The current mansion is the second Harlaxton Manor. The first was built on a different site during the 14th century and was used as a hunting lodge by John of Gaunt. By 1475, the de Ligne family had purchased the manor. The original house was deserted after 1780; it was inherited by Gregory Gregory, who had it torn down in 1857.
The current house was built by Gregory from 1837 to 1845 and helped usher in a renaissance of Elizabethan architecture. The original architect, Anthony Salvin, was replaced by William Burn, who is responsible for its interior detailing. Upon Gregory's death, the manor passed to his cousin George Gregory and then in 1860 to a distant relative, John Sherwin-Gregory. Upon the death of Sherwin's wife in 1892, it passed to his godson Thomas Pearson-Gregory, who allowed it to fall into disrepair.

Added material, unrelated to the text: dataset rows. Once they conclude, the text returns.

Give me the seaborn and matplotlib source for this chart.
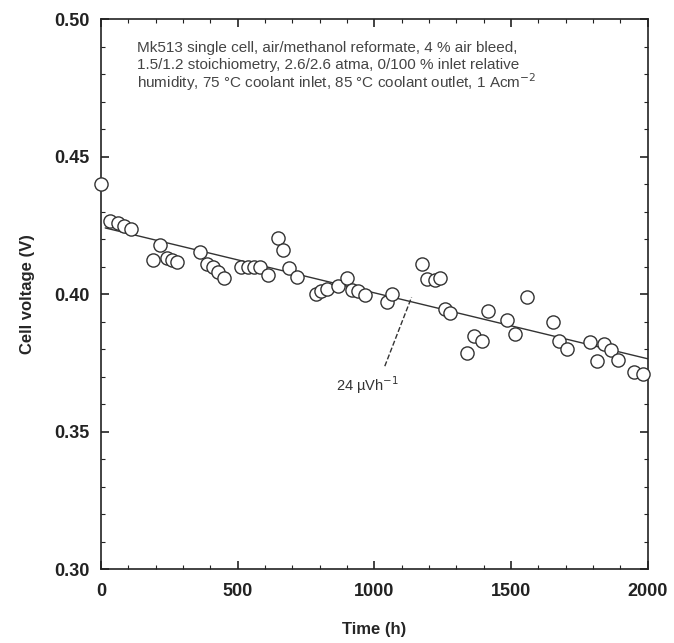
import numpy as np
import pandas as pd
import seaborn as sns
import matplotlib.pyplot as plt
from matplotlib.ticker import MultipleLocator, FormatStrFormatter

time_h = [0, 33, 62, 84, 110, 190, 216, 241, 260, 278, 362, 388, 410, 428, 450,
          512, 537, 560, 581, 611, 647, 665, 687, 717, 786, 804, 826, 867, 899,
          918, 940, 965, 1046, 1064, 1174, 1192, 1221, 1240, 1258, 1276, 1338,
          1364, 1393, 1415, 1485, 1514, 1558, 1653, 1675, 1704, 1788, 1814,
          1839, 1865, 1890, 1949, 1982]
voltage = [0.440, 0.4265, 0.4258, 0.4247, 0.4236, 0.4124, 0.418, 0.413, 0.4124,
           0.4116, 0.4153, 0.411, 0.410, 0.408, 0.406, 0.410, 0.410, 0.410,
           0.410, 0.407, 0.4204, 0.416, 0.4095, 0.4062, 0.400, 0.401, 0.402,
           0.403, 0.406, 0.4015, 0.401, 0.3996, 0.397, 0.400, 0.411, 0.4055,
           0.405, 0.406, 0.3945, 0.393, 0.3785, 0.3847, 0.383, 0.394, 0.3905,
           0.3855, 0.399, 0.390, 0.383, 0.380, 0.3825, 0.3756, 0.382, 0.3796,
           0.376, 0.3716, 0.371]

# Linear degradation fit (24 uV/h)
fit_time = [15, 2000]
fit_voltage = [0.4241, 0.3765]

# Test conditions caption, one entry per line
caption = ["Mk513 single cell, air/methanol reformate, 4 % air bleed,",
           "1.5/1.2 stoichiometry, 2.6/2.6 atma, 0/100 % inlet relative",
           "humidity, 75 \u00b0C coolant inlet, 85 \u00b0C coolant outlet, 1 Acm$^{-2}$"]

df = pd.DataFrame({"time": time_h, "voltage": voltage})
fit_df = pd.DataFrame({"time": fit_time, "voltage": fit_voltage})

sns.set_style("ticks")
plt.rcParams["font.family"] = ["Liberation Sans", "DejaVu Sans"]

fig = plt.figure(figsize=(6.74, 6.43), dpi=100)
ax = fig.add_axes([0.150, 0.115, 0.811, 0.855])

sns.lineplot(data=fit_df, x="time", y="voltage", ax=ax, color="#333333",
             linewidth=1.0, zorder=2)
sns.scatterplot(data=df, x="time", y="voltage", ax=ax, marker="o", s=90,
                facecolor="white", edgecolor="#333333", linewidth=1.0,
                zorder=3, clip_on=False)

ax.set_xlim(0, 2000)
ax.set_ylim(0.30, 0.50)
ax.xaxis.set_major_locator(MultipleLocator(500))
ax.xaxis.set_minor_locator(MultipleLocator(100))
ax.yaxis.set_major_locator(MultipleLocator(0.05))
ax.yaxis.set_minor_locator(MultipleLocator(0.01))
ax.yaxis.set_major_formatter(FormatStrFormatter("%.2f"))
ax.xaxis.set_major_formatter(FormatStrFormatter("%d"))
ax.tick_params(which="both", direction="in", top=True, right=True,
               colors="#222222")
ax.tick_params(which="major", length=6, width=1.2, labelsize=13)
ax.tick_params(axis="y", which="major", pad=8)
ax.tick_params(axis="x", which="major", pad=10)
ax.tick_params(which="minor", length=3, width=0.8)
for lab in ax.get_xticklabels() + ax.get_yticklabels():
    lab.set_fontweight("bold")
for s in ax.spines.values():
    s.set_linewidth(1.2)
    s.set_color("#222222")

ax.set_xlabel("Time (h)", fontsize=12, fontweight="bold", labelpad=16)
ax.set_ylabel("Cell voltage (V)", fontsize=12, fontweight="bold", labelpad=14)

for i, line in enumerate(caption):
    ax.text(0.066, 0.947 - i * 0.031, line, transform=ax.transAxes,
            ha="left", va="center", fontsize=11, color="#444444")

# leader line from the fit to its label
ax.plot([1038, 1136], [0.3738, 0.3989], color="#333333", linestyle="--",
        linewidth=1.0)
ax.text(973, 0.3668, "24 \u00b5Vh$^{-1}$", ha="center", va="center",
        fontsize=10.5, color="#333333")

fig.savefig("out.png", dpi=100)
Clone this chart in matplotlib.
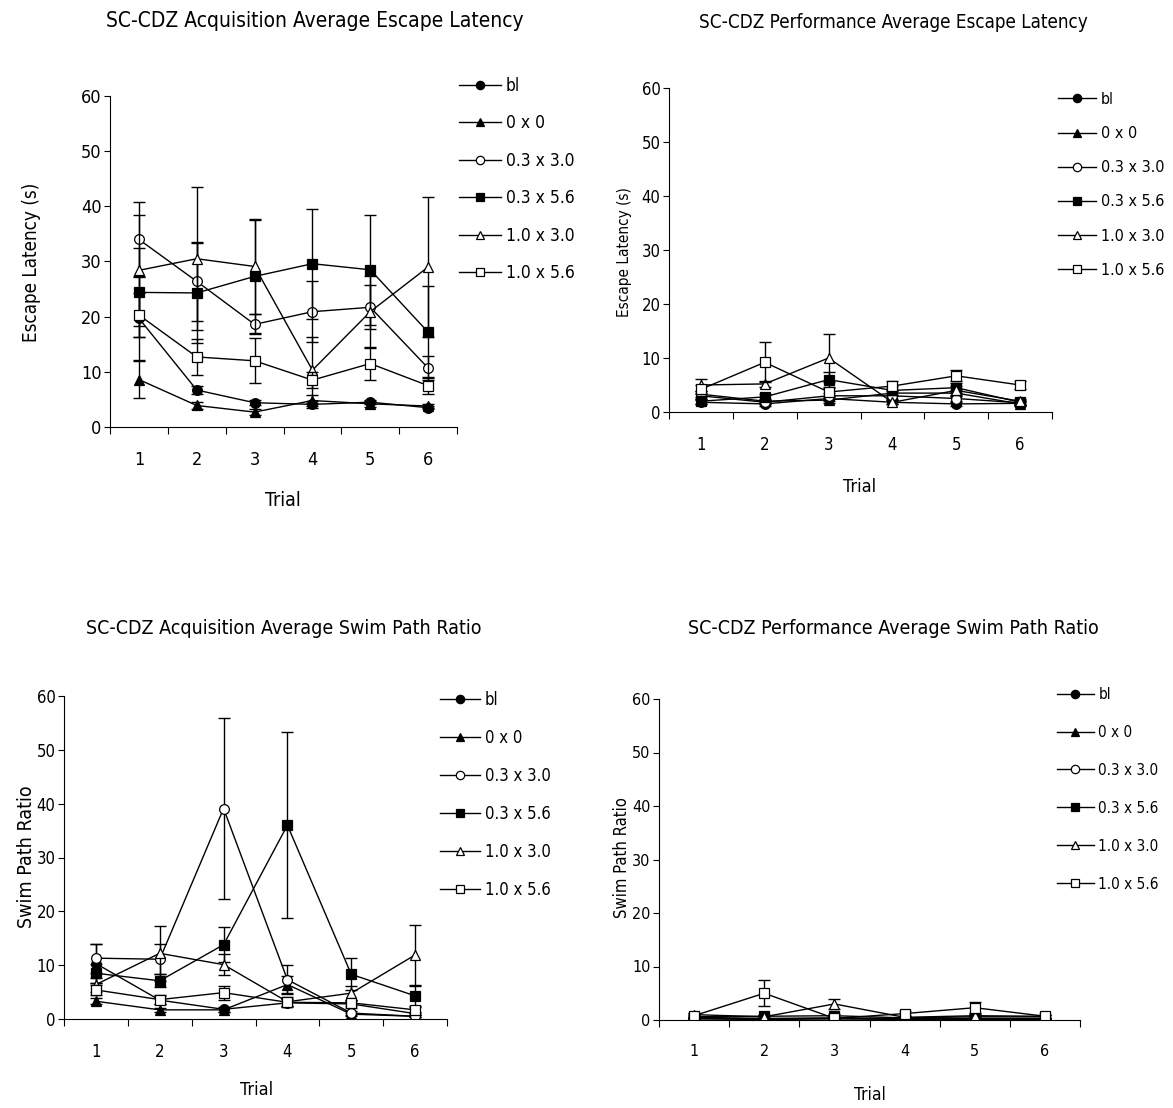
import matplotlib
matplotlib.use("Agg")
import matplotlib.pyplot as plt
from matplotlib.ticker import FixedLocator
from matplotlib.lines import Line2D

plt.rcParams['font.family'] = ['DejaVu Sans']
plt.rcParams['font.stretch'] = 'condensed'

trials = [1, 2, 3, 4, 5, 6]
groups = ["bl", "0 x 0", "0.3 x 3.0", "0.3 x 5.6", "1.0 x 3.0", "1.0 x 5.6"]

# acquisition escape latency (s)
acq_lat = [
    [19.7, 6.7, 4.4, 4.1, 4.5, 3.5],
    [8.6, 3.9, 2.7, 4.8, 4.2, 3.8],
    [34.0, 26.4, 18.6, 20.9, 21.7, 10.7],
    [24.4, 24.3, 27.3, 29.6, 28.5, 17.2],
    [28.4, 30.5, 29.1, 10.3, 20.9, 29.0],
    [20.3, 12.7, 12.0, 8.5, 11.5, 7.5],
]
acq_lat_err = [
    [7.5, 0.8, 0.5, 0.6, 0.4, 0.3],
    [3.4, 0.6, 0.6, 1.0, 0.5, 0.4],
    [6.7, 7.2, 1.8, 5.5, 4.0, 2.2],
    [8.0, 9.0, 10.3, 10.0, 10.0, 8.3],
    [10.1, 13.0, 8.6, 6.0, 6.5, 12.7],
    [4.0, 3.3, 4.1, 1.5, 3.0, 1.6],
]

# performance escape latency (s)
perf_lat = [
    [1.8, 1.5, 2.5, 1.8, 1.5, 1.6],
    [3.3, 2.0, 2.2, 3.5, 3.5, 1.5],
    [3.0, 1.8, 3.0, 3.0, 2.5, 1.7],
    [2.0, 2.8, 6.0, 4.0, 4.5, 1.8],
    [5.0, 5.2, 10.0, 1.8, 4.0, 2.0],
    [4.2, 9.2, 3.7, 4.8, 6.7, 5.0],
]
perf_lat_err = [
    [0.4, 0.3, 0.4, 0.4, 0.3, 0.3],
    [0.6, 0.5, 0.5, 0.6, 0.6, 0.4],
    [0.6, 0.4, 0.6, 0.5, 0.5, 0.4],
    [0.5, 0.6, 1.4, 0.8, 0.9, 0.5],
    [1.2, 0.6, 4.4, 0.4, 0.8, 0.5],
    [0.8, 3.7, 0.7, 0.9, 1.0, 0.7],
]

# acquisition swim path ratio
acq_swim = [
    [10.3, 3.5, 1.8, 3.0, 2.8, 1.0],
    [3.3, 1.7, 1.7, 6.4, 0.9, 0.5],
    [11.3, 11.1, 39.1, 7.3, 1.1, 0.5],
    [8.5, 7.1, 13.8, 36.0, 8.3, 4.3],
    [6.4, 12.2, 10.1, 3.2, 4.8, 11.9],
    [5.4, 3.6, 4.9, 3.1, 3.0, 1.7],
]
acq_swim_err = [
    [3.7, 0.7, 0.5, 0.8, 0.7, 0.3],
    [0.6, 0.4, 0.4, 1.5, 0.3, 0.2],
    [2.7, 2.8, 16.9, 2.7, 0.4, 0.2],
    [1.8, 1.2, 3.2, 17.3, 3.0, 1.8],
    [1.3, 5.1, 2.0, 0.8, 1.4, 5.5],
    [1.0, 0.8, 1.3, 0.7, 0.6, 0.5],
]

# performance swim path ratio
perf_swim = [
    [0.2, 0.1, 0.2, 0.1, 0.1, 0.1],
    [0.3, 0.2, 0.3, 0.2, 0.2, 0.2],
    [0.5, 0.3, 0.4, 0.3, 0.3, 0.3],
    [0.6, 0.7, 0.8, 0.4, 0.6, 0.6],
    [1.0, 0.6, 3.0, 0.5, 0.8, 0.7],
    [0.8, 5.0, 0.3, 1.2, 2.3, 0.7],
]
perf_swim_err = [
    [0.1, 0.1, 0.1, 0.1, 0.1, 0.1],
    [0.1, 0.1, 0.1, 0.1, 0.1, 0.1],
    [0.2, 0.1, 0.2, 0.1, 0.1, 0.1],
    [0.3, 0.3, 0.3, 0.2, 0.3, 0.3],
    [0.4, 0.3, 0.9, 0.2, 0.3, 0.3],
    [0.3, 2.4, 0.2, 0.4, 1.0, 0.3],
]

markers = ['o', '^', 'o', 's', '^', 's']
faces = ['black', 'black', 'white', 'black', 'white', 'white']

W, H = 1173, 1108
fig = plt.figure(figsize=(W / 100, H / 100), dpi=100)


def px_axes(x0, y0, x1, y1):
    # pixel box (top-left origin) -> figure axes
    return fig.add_axes([x0 / W, 1 - y1 / H, (x1 - x0) / W, (y1 - y0) / H])


def panel(box, data, err, title, tpos, tfs, ylabel, ypos, yfs, xpos, leg, fs, lfs):
    ax = px_axes(*box)
    for i in range(6):
        ax.errorbar(trials, data[i], yerr=err[i], fmt='none', ecolor='black',
                    elinewidth=1.0, capsize=4, capthick=1.0)
        ax.plot(trials, data[i], color='black', lw=1.0,
                marker=markers[i], mfc=faces[i], mec='black', mew=0.9, ms=7)
    ax.set_xlim(0.5, 6.5)
    ax.set_ylim(0, 60)
    ax.set_yticks(range(0, 61, 10))
    ax.set_xticks(trials)
    ax.xaxis.set_minor_locator(FixedLocator([0.5 + k for k in range(7)]))
    ax.tick_params(axis='x', which='major', length=0, pad=17, labelsize=fs)
    ax.tick_params(axis='x', which='minor', length=5, width=0.8, direction='out')
    ax.tick_params(axis='y', length=4, width=0.8, pad=2, labelsize=fs)
    for s in ['top', 'right']:
        ax.spines[s].set_visible(False)
    for s in ['left', 'bottom']:
        ax.spines[s].set_linewidth(0.8)
        ax.spines[s].set_clip_on(False)
    fig.text(tpos[0] / W, 1 - tpos[1] / H, title, ha='center', va='center', fontsize=tfs)
    fig.text(ypos[0] / W, 1 - ypos[1] / H, ylabel, ha='center', va='center',
             rotation=90, fontsize=yfs)
    fig.text(xpos[0] / W, 1 - xpos[1] / H, "Trial", ha='center', va='center', fontsize=fs + 1)
    handles = [Line2D([], [], color='black', lw=1.0, marker=markers[i], mfc=faces[i],
                      mec='black', mew=0.9, ms=6) for i in range(6)]
    ax.legend(handles, groups, loc='upper left', bbox_to_anchor=(leg[0] / W, 1 - leg[1] / H),
              bbox_transform=fig.transFigure, frameon=False, fontsize=lfs,
              handlelength=2.4, handletextpad=0.3, labelspacing=leg[2],
              borderpad=0, borderaxespad=0)
    return ax


panel((110, 96, 457, 427), acq_lat, acq_lat_err,
      "SC-CDZ Acquisition Average Escape Latency", (315, 21), 15,
      "Escape Latency (s)", (32, 262), 13.5, (283, 500), (459, 77, 1.12), 13, 12.5)
panel((669, 88, 1052, 412), perf_lat, perf_lat_err,
      "SC-CDZ Performance Average Escape Latency", (893, 22), 13.5,
      "Escape Latency (s)", (624, 252), 11, (860, 487), (1058, 92, 1.2), 12, 11.5)
panel((64, 696, 447, 1019), acq_swim, acq_swim_err,
      "SC-CDZ Acquisition Average Swim Path Ratio", (284, 628), 14,
      "Swim Path Ratio", (27, 857), 14, (257, 1090), (440, 691, 1.2), 12, 12)
panel((659, 699, 1080, 1020), perf_swim, perf_swim_err,
      "SC-CDZ Performance Average Swim Path Ratio", (893, 628), 14,
      "Swim Path Ratio", (622, 857), 12, (870, 1095), (1057, 687, 1.5), 11.5, 11)

fig.savefig("out.png", dpi=100)
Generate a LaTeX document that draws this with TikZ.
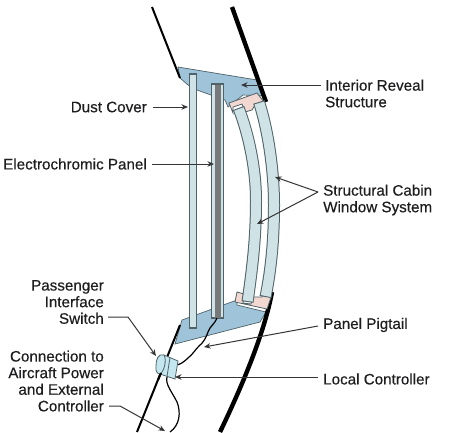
\documentclass[tikz,border=0pt]{standalone}
\usepackage{fontspec}
\setmainfont{Liberation Sans}[BoldFont={Liberation Sans},BoldFeatures={FakeBold=0.35}]
\usetikzlibrary{arrows.meta}
\definecolor{ink}{HTML}{1E1E20}
\definecolor{reveal}{HTML}{9FC4DA}
\definecolor{pane}{HTML}{CFE3E6}
\definecolor{edge}{HTML}{4F6268}
\definecolor{seal}{HTML}{F3D8D2}
\definecolor{gel}{HTML}{77787A}
\definecolor{ctrl}{HTML}{C4E6EF}
\tikzset{
 lab/.style={font=\fontsize{15.2}{16.6}\selectfont\bfseries,text=ink,inner sep=0pt,align=left,anchor=west},
 labr/.style={font=\fontsize{15.2}{16.6}\selectfont\bfseries,text=ink,inner sep=0pt,align=right,anchor=east},
 lead/.style={draw=ink!90,line width=1pt,-{Stealth[length=6.5pt,width=5.5pt]}},
 thinwall/.style={draw=black,line width=2pt},
 thickwall/.style={draw=black,line width=4.4pt},
 wire/.style={draw=black,line width=1.2pt},
 blue/.style={fill=reveal,draw=edge,line width=.7pt},
 sealbox/.style={fill=seal,draw=edge,line width=.8pt},
 paneout/.style={draw=edge,line width=12pt},
 panein/.style={draw=pane,line width=10pt},
 flat/.style={fill=pane,draw=edge,line width=1.1pt},
}
\begin{document}
\begin{tikzpicture}[x=1pt,y=-1pt]
\useasboundingbox (0,0) rectangle (452,432);
\fill[white] (0,0) rectangle (452,432);
% reveal structure
\draw[blue] (178,67) -- (257,80) -- (264,96) -- (243,95) -- (228,107) -- (225,100) -- (197,90) -- (188,85) -- (180,78) -- cycle;
\draw[blue] (182,320) -- (237,300) -- (237,305) -- (266,312) -- (260,322) -- (175,344) -- cycle;
% walls
\draw[thinwall] (152,7) -- (180,78);
\draw[thinwall] (180,325) -- (137,432);
\draw[thickwall] (232,7) -- (266,102);
\draw[thickwall] (272,292) .. controls (265,330) and (245,380) .. (220,432);
% seals
\draw[sealbox] (229,103) -- (257,93) -- (264,102) -- (255,105) -- (252,110) -- (245,112) -- (242,104) -- (233,107) -- (233,113) -- cycle;
\draw[sealbox] (237,292) -- (235,302) -- (267,309) -- (271,297) -- (265,290) -- (262,297) -- (253,297) -- (251,304) -- (243,303) -- (244,294) -- cycle;
% window panes
\draw[paneout] (238.5,108) .. controls (249,135) and (256,170) .. (256,200) .. controls (256,240) and (252,270) .. (247.5,302);
\draw[panein] (238.9,109) .. controls (249,135) and (256,170) .. (256,200) .. controls (256,240) and (252,270) .. (247.7,301);
\draw[paneout] (259,102) .. controls (268,130) and (274,170) .. (274,205) .. controls (274,240) and (271,270) .. (265.5,297);
\draw[panein] (259.3,103) .. controls (268,130) and (274,170) .. (274,205) .. controls (274,240) and (271,270) .. (265.7,296);
% dust cover and panel
\draw[flat] (189.5,74) rectangle (196.5,328);
\draw[flat] (211.5,84) rectangle (223.5,318);
\fill[gel] (214.5,84.5) rectangle (220.5,317.5);
% wires
\draw[wire] (217,318) .. controls (214,325) and (210,326) .. (208,332) .. controls (206,338) and (203,343) .. (199,346) .. controls (195,350) and (193,354) .. (188,358) .. controls (185,361) and (180,365) .. (176,365);
\draw[wire] (167,377) .. controls (165,384) and (172,392) .. (177,402) .. controls (181,412) and (180,425) .. (170,432);
% controller
\draw[fill=ctrl,draw=edge,line width=.8pt] (164,355) -- (178,361) -- (175,379) -- (160,374) -- cycle;
\draw[fill=ctrl,draw=edge,line width=.8pt] (164,355) .. controls (158,353) and (156,360) .. (156,366) .. controls (155,372) and (158,374) .. (160,374) .. controls (164,372) and (167,360) .. (164,355) -- cycle;
\draw[edge,line width=.8pt] (170,357.5) -- (167,376.5);
\draw[black,line width=2pt] (161,373) -- (158,380);
% labels
\node[labr] (dust) at (147,107) {Dust Cover};
\node[labr] (electro) at (147,164) {Electrochromic Panel};
\node[labr] (switch) at (104,302) {Passenger\\Interface\\Switch};
\node[labr] (power) at (104,381) {Connection to\\Aircraft Power\\and External\\Controller};
\node[lab] (reveallab) at (325,93.5) {Interior Reveal\\Structure};
\node[lab] (window) at (323,200) {Structural Cabin\\Window System};
\node[lab] (pigtail) at (323,325) {Panel Pigtail};
\node[lab] (local) at (323,379) {Local Controller};
% targets
\coordinate (tDust) at (188,107);
\coordinate (tElectro) at (214,164);
\coordinate (tReveal) at (241,85);
\coordinate (jWindow) at (318,192);
\coordinate (tWinA) at (275,177);
\coordinate (tWinB) at (257,224);
\coordinate (tPig) at (204,347);
\coordinate (tLocal) at (175,377);
\coordinate (bSwitch) at (128,317);
\coordinate (tSwitch) at (156,356);
\coordinate (bPower) at (120,406);
\coordinate (tPower) at (165,431);
% leaders
\draw[lead] (dust.east) ++(6,0) -- (tDust);
\draw[lead] (electro.east) ++(5,0) -- (tElectro);
\draw[lead] (reveallab.west |- tReveal) ++(-4,0) -- (tReveal);
\draw[lead] (jWindow) -- (tWinA);
\draw[lead] (jWindow) -- (tWinB);
\draw[lead] (pigtail.west) ++(-5,1) -- (tPig);
\draw[lead] (local.west) ++(-5,-2) -- (tLocal);
\draw[lead] (switch.east |- bSwitch) ++(4,0) -- (bSwitch) -- (tSwitch);
\draw[lead] (power.east |- bPower) ++(5,0) -- (bPower) -- (tPower);
\end{tikzpicture}
\end{document}
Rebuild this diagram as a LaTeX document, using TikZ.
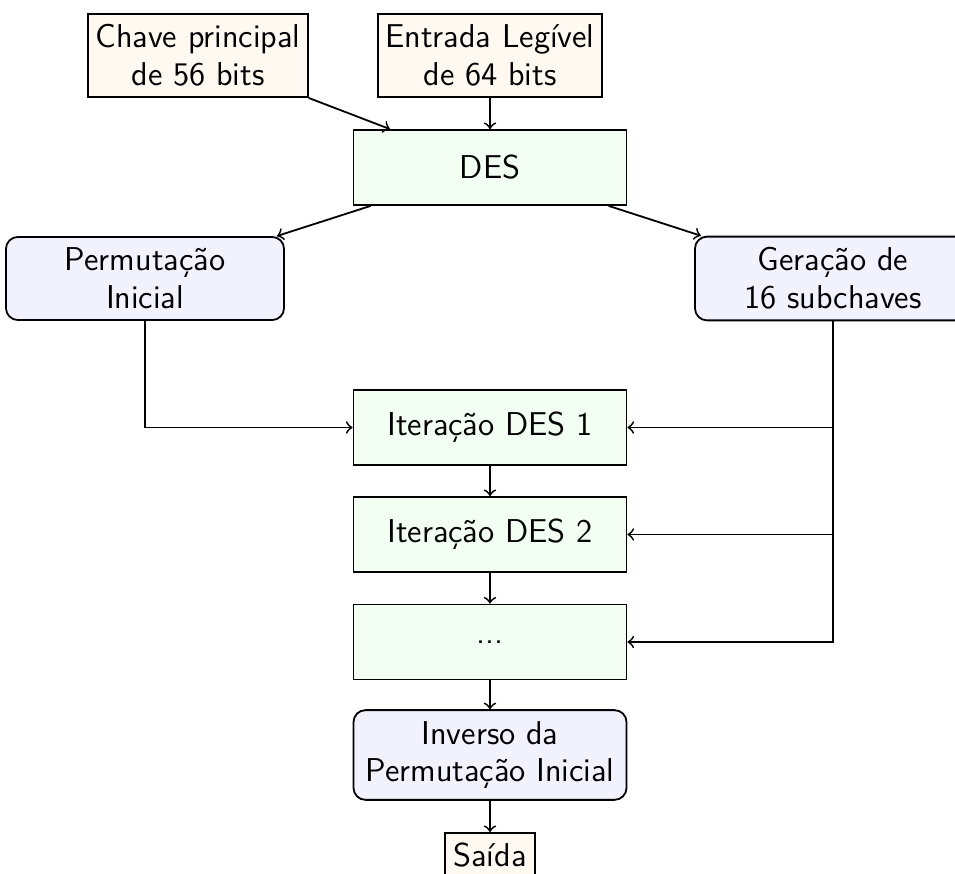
\documentclass[tikz,border=0pt]{standalone}
\usepackage{tikz}

\begin{document}
\begin{tikzpicture}
    [ x=0.3333pt, y=-0.3333pt,
      inputBox/.style={draw=black, fill=orange!5, semithick, align=center, inner sep=1pt},
      stageBox/.style={draw=black, fill=green!5, semithick, minimum width=91pt, minimum height=25pt},
      permBox/.style={draw=black, fill=blue!5, semithick, rounded corners=4pt, align=center, minimum height=27.7pt},
      arrow/.style={black, ->, semithick}]

  \fontsize{11}{12.6}\selectfont\sffamily%
  \useasboundingbox (0,0) rectangle (955,874);

%%%%%%%%%%%%%%%%%%%%%%%%%%%%%%%%%%%%%%%%%%%%%%%%%%%%%%%%%%%%%%%%%%%%%%%%%%%%%%%%%%%%%%%%%%%%%%%%%%%%%%%%%%
%inputs and DES block
	  \node[inputBox, minimum width=73.3pt, minimum height=27.7pt] (chave) at (198,55.5) {Chave principal\\de 56 bits};
	  \node[inputBox, minimum width=74.7pt, minimum height=27.7pt] (entrada) at (490,55.5) {Entrada Legível\\de 64 bits};
	  \node[stageBox] (des) at (490,167.5) {DES};

	  \node[permBox, minimum width=92.7pt] (perm) at (145,278.5) {Permutação\\Inicial};
	  \node[permBox, minimum width=92pt] (gera) at (833,278.5) {Geração de\\16 subchaves};

%%%%%%%%%%%%%%%%%%%%%%%%%%%%%%%%%%%%%%%%%%%%%%%%%%%%%%%%%%%%%%%%%%%%%%%%%%%%%%%%%%%%%%%%%%%%%%%%%%%%%%%%%%
%iterations and output
	  \node[stageBox] (iter1) at (490,427.5) {Iteração DES 1};
	  \node[stageBox] (iter2) at (490,534.5) {Iteração DES 2};
	  \node[stageBox] (dots) at (490,642) {...};
	  \node[permBox, minimum width=91pt, minimum height=28pt, inner xsep=1pt] (inv) at (490,755) {Inverso da\\Permutação Inicial};
	  \node[inputBox, minimum width=30pt, minimum height=14.7pt] (saida) at (490,855) {Saída};

%%%%%%%%%%%%%%%%%%%%%%%%%%%%%%%%%%%%%%%%%%%%%%%%%%%%%%%%%%%%%%%%%%%%%%%%%%%%%%%%%%%%%%%%%%%%%%%%%%%%%%%%%%
%connectors
	  \draw[arrow] (chave) -- (des);
	  \draw[arrow] (entrada) -- (des);
	  \draw[arrow] (des) -- (perm);
	  \draw[arrow] (des) -- (gera);
	  \draw[arrow] (perm) |- (iter1);
	  \draw[arrow] (gera) |- (iter1);
	  \draw[arrow] (gera) |- (iter2);
	  \draw[arrow] (gera) |- (dots);
	  \draw[arrow] (iter1) -- (iter2);
	  \draw[arrow] (iter2) -- (dots);
	  \draw[arrow] (dots) -- (inv);
	  \draw[arrow] (inv) -- (saida);

\end{tikzpicture}
\end{document}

The manor passed through several sets of disparate hands in the twentieth century. Abandoned by 1935, it was purchased two years later by Violet Van der Elst, a businesswoman and inventor, who made her money from developing the first brushless shaving cream and made her name by campaigning against capital punishment. She restored the house and arranged for it to be wired for electricity. During World War II it was requisitioned by the Royal Air Force as the officers' mess for RAF Harlaxton and later to house a company of the 1st Airborne Division. In 1948, Harlaxton was purchased by The Society of Jesus, who used it as a novitiate. They in turn sold the manor, while retaining rights to some of the lands, to Stanford University in 1965. The University of Evansville began using the property in 1971 as its British campus, but it was owned by William Ridgway, a trustee of the university, until 1986. Immediately after the purchase, the University of Evansville began renovating the entire facility.
Presently, Harlaxton Manor is known as "The British Campus of the University of Evansville." It is an American owned and operated college which is home to students and professors seeking a global education each academic semester. During the summer the site is often used for various meetings, social gatherings, international conferences and private functions such as weddings. Begun by Stanford University before the University of Evansville took control in 1971, it is one of the oldest international educational programmes.
While teaching classes or studying abroad for a semester, or longer, visiting instructors and students live in either the manor house or its accompanying carriage house. Classes are held, and offices sited, in many of Harlaxton's baroque or rococo ornate gilded rooms, former bedrooms, and the dining room.
The average enrolment is around 150 to 200 students each semester. A majority of students are from the University of Evansville. Historically, this program accepted students from institutions from around the world, and included graduates attending Oxford, Cambridge, The London School of Economics, and The London Conservatory, and was Stanford's Honor Program in England until its transfer to The University of Evansville. For decades American colleges such as Duke University, Stanford, Amherst, Northwestern, Gonzaga, Berkeley and Southern Methodist University maintained a number of annual student seats. Harlaxton was one of the first independent colleges for both international and domestic study. From 1973 the University has accepted students from William Jewell College.[1]
Today, there are also students from several other American colleges, including the University of Kentucky, University of Louisville, University of Southern Indiana, Emory & Henry College, Baker University, Converse College, Eastern Illinois University, Western Kentucky University, Lenoir-Rhyne University, Catawba College, Houston Baptist University, The College of New Jersey, Texas Woman's University, Christopher Newport University, Missouri Baptist University, Ball State University, Lawrence Technological University, University of Wisconsin–Eau Claire, Florida Southern College, and Judson University.
During the summer the manor is home to the Harlaxton International Chamber Music Festival, which draws music students and faculty from throughout the world.
Since 1984 Harlaxton Manor has also been the site of the annual Harlaxton Symposium, an interdisciplinary symposium on medieval art, literature, and architecture.[2]